--- Set task ---
Leaving out every picture, retype the lines below from the top through the one that contains "(l7) at (900,126)".

--- Data excerpt ---
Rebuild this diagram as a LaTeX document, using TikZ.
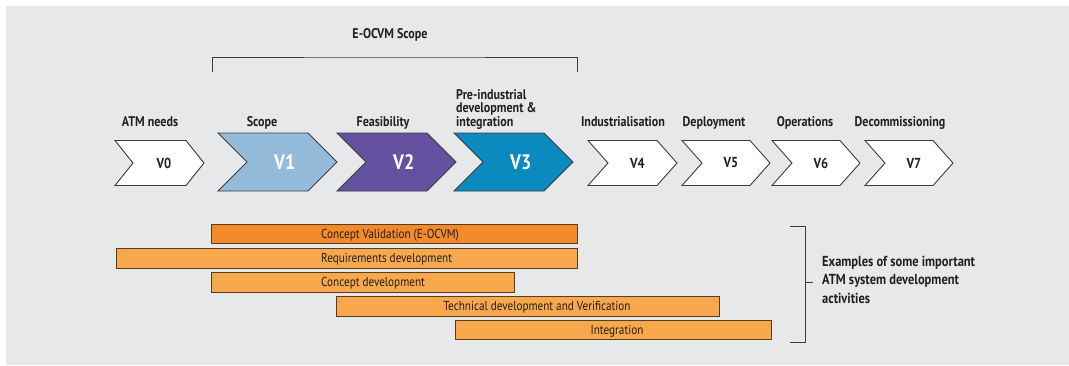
\documentclass[tikz,border=0pt]{standalone}
\usepackage{fontspec}
\setmainfont{PT Sans}[FakeStretch=0.86]
\usetikzlibrary{positioning}

\definecolor{panel}{HTML}{E7E8EA}
\definecolor{edge}{HTML}{3C3C3C}
\definecolor{vlight}{HTML}{94BBDA}
\definecolor{vpurple}{HTML}{6452A0}
\definecolor{vteal}{HTML}{0A8ABF}
\definecolor{bardark}{HTML}{F28A2A}
\definecolor{barlight}{HTML}{F8A84C}
\definecolor{barline}{HTML}{5A3C1E}
\definecolor{ink}{HTML}{231F20}

% #1 name, #2 left x, #3 tip x, #4 top y, #5 bottom y, #6 depth, #7 style, #8 label
\newcommand{\chevronpath}[8]{%
  \draw[#7] (#2,#4) -- ({#3-#6},#4) -- (#3,{(#4+#5)/2}) -- ({#3-#6},#5)
    -- (#2,#5) -- ({#2+#6},{(#4+#5)/2}) -- cycle;
  \node[chevlabel] (#1) at ({(#2+#3)/2+#6/4},{(#4+#5)/2}) {#8};
}

\tikzset{
  chevsmall/.style={draw=edge, line width=0.9pt, fill=white, line join=miter},
  chevbig/.style={draw=edge, line width=0.9pt, line join=miter},
  chevlabel/.style={inner sep=0pt, font=\bfseries},
  phase/.style={anchor=base, inner sep=0pt, font=\fontsize{14}{14}\selectfont\bfseries, text=ink},
  bar/.style={draw=barline, line width=0.9pt, fill=barlight},
  bartext/.style={anchor=base, inner sep=0pt, font=\fontsize{13}{13}\selectfont, text=ink},
  bracketline/.style={draw=edge, line width=0.9pt},
}

\begin{document}
\begin{tikzpicture}[x=1pt, y=-1pt]
\useasboundingbox (0,0) rectangle (1069,365);
\fill[white] (0,0) rectangle (1069,365);
\fill[panel] (6,6) rectangle (1069,365);

% scope bracket over V1..V3
\node[phase] (scope) at (390,38) {E-OCVM Scope};
\coordinate (sl) at (212,72);
\coordinate (sr) at (577,72);
\draw[bracketline] (sl) |- (394.5,57) -| (sr);

% phase labels
\node[phase] (l0) at (150,126) {ATM needs};
\node[phase] (l1) at (262,126) {Scope};
\node[phase] (l2) at (383,126) {Feasibility};
\node[phase, anchor=base west, align=left, font=\fontsize{14}{13.5}\selectfont\bfseries] (l3) at (456,126)
  {Pre-industrial\\development \&\\integration};
\node[phase] (l4) at (623,126) {Industrialisation};
\node[phase] (l5) at (714,126) {Deployment};
\node[phase] (l6) at (805,126) {Operations};
\node[phase] (l7) at (900,126) {Decommissioning};

% phase chevrons
\chevronpath{v0}{115}{204}{140.5}{185.5}{18}{chevsmall}{\fontsize{14.5}{14}\selectfont\color{ink}V0}
\chevronpath{v1}{218}{337}{133}{191}{29}{chevbig, fill=vlight}{\fontsize{21}{21}\selectfont\color{white}V1}
\chevronpath{v2}{337}{456}{133}{191}{29}{chevbig, fill=vpurple}{\fontsize{21}{21}\selectfont\color{white}V2}
\chevronpath{v3}{454}{573}{133}{191}{29}{chevbig, fill=vteal}{\fontsize{21}{21}\selectfont\color{white}V3}
\chevronpath{v4}{588}{677}{140.5}{185.5}{20}{chevsmall}{\fontsize{14.5}{14}\selectfont\color{ink}V4}
\chevronpath{v5}{682}{770}{140.5}{185.5}{20}{chevsmall}{\fontsize{14.5}{14}\selectfont\color{ink}V5}
\chevronpath{v6}{772}{860}{140.5}{185.5}{20}{chevsmall}{\fontsize{14.5}{14}\selectfont\color{ink}V6}
\chevronpath{v7}{865}{953}{140.5}{185.5}{20}{chevsmall}{\fontsize{14.5}{14}\selectfont\color{ink}V7}

% development activity bars
\draw[bar, fill=bardark] (211,224) rectangle (577,243);
\node[bartext, anchor=base west] (a1) at (321,238.5) {Concept Validation (E-OCVM)};
\draw[bar] (116,248.5) rectangle (577,268);
\node[bartext, anchor=base west] (a2) at (321,262.5) {Requirements development};
\draw[bar] (211,272.5) rectangle (514,292);
\node[bartext, anchor=base west] (a3) at (321,286.5) {Concept development};
\draw[bar] (336,296.5) rectangle (719,316);
\node[bartext] (a4) at (537,310.5) {Technical development and Verification};
\draw[bar] (455,320.5) rectangle (771,339.5);
\node[bartext] (a5) at (617,334.5) {Integration};

% bracket grouping the activities
\coordinate (bt) at (790,226.5);
\coordinate (bb) at (790,342.5);
\coordinate (bm) at (813,282);
\draw[bracketline] (bt) -- (805,226.5) -- (805,342.5) -- (bb);
\draw[bracketline] (805,282) -- (bm);
\node[phase, anchor=base west, align=left, font=\fontsize{14.5}{18.2}\selectfont\bfseries] (note) at (822,303)
  {Examples of some important\\ATM system development\\activities};
\end{tikzpicture}
\end{document}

--- Exercise answer ---
Rebuild this diagram as a LaTeX document, using TikZ.
\documentclass[tikz,border=0pt]{standalone}
\usepackage{fontspec}
\setmainfont{PT Sans}[FakeStretch=0.86]
\usetikzlibrary{positioning}

\definecolor{panel}{HTML}{E7E8EA}
\definecolor{edge}{HTML}{3C3C3C}
\definecolor{vlight}{HTML}{94BBDA}
\definecolor{vpurple}{HTML}{6452A0}
\definecolor{vteal}{HTML}{0A8ABF}
\definecolor{bardark}{HTML}{F28A2A}
\definecolor{barlight}{HTML}{F8A84C}
\definecolor{barline}{HTML}{5A3C1E}
\definecolor{ink}{HTML}{231F20}

% #1 name, #2 left x, #3 tip x, #4 top y, #5 bottom y, #6 depth, #7 style, #8 label
\newcommand{\chevronpath}[8]{%
  \draw[#7] (#2,#4) -- ({#3-#6},#4) -- (#3,{(#4+#5)/2}) -- ({#3-#6},#5)
    -- (#2,#5) -- ({#2+#6},{(#4+#5)/2}) -- cycle;
  \node[chevlabel] (#1) at ({(#2+#3)/2+#6/4},{(#4+#5)/2}) {#8};
}

\tikzset{
  chevsmall/.style={draw=edge, line width=0.9pt, fill=white, line join=miter},
  chevbig/.style={draw=edge, line width=0.9pt, line join=miter},
  chevlabel/.style={inner sep=0pt, font=\bfseries},
  phase/.style={anchor=base, inner sep=0pt, font=\fontsize{14}{14}\selectfont\bfseries, text=ink},
  bar/.style={draw=barline, line width=0.9pt, fill=barlight},
  bartext/.style={anchor=base, inner sep=0pt, font=\fontsize{13}{13}\selectfont, text=ink},
  bracketline/.style={draw=edge, line width=0.9pt},
}

\begin{document}
\begin{tikzpicture}[x=1pt, y=-1pt]
\useasboundingbox (0,0) rectangle (1069,365);
\fill[white] (0,0) rectangle (1069,365);
\fill[panel] (6,6) rectangle (1069,365);

% scope bracket over V1..V3
\node[phase] (scope) at (390,38) {E-OCVM Scope};
\coordinate (sl) at (212,72);
\coordinate (sr) at (577,72);
\draw[bracketline] (sl) |- (394.5,57) -| (sr);

% phase labels
\node[phase] (l0) at (150,126) {ATM needs};
\node[phase] (l1) at (262,126) {Scope};
\node[phase] (l2) at (383,126) {Feasibility};
\node[phase, anchor=base west, align=left, font=\fontsize{14}{13.5}\selectfont\bfseries] (l3) at (456,126)
  {Pre-industrial\\development \&\\integration};
\node[phase] (l4) at (623,126) {Industrialisation};
\node[phase] (l5) at (714,126) {Deployment};
\node[phase] (l6) at (805,126) {Operations};
\node[phase] (l7) at (900,126) {Decommissioning};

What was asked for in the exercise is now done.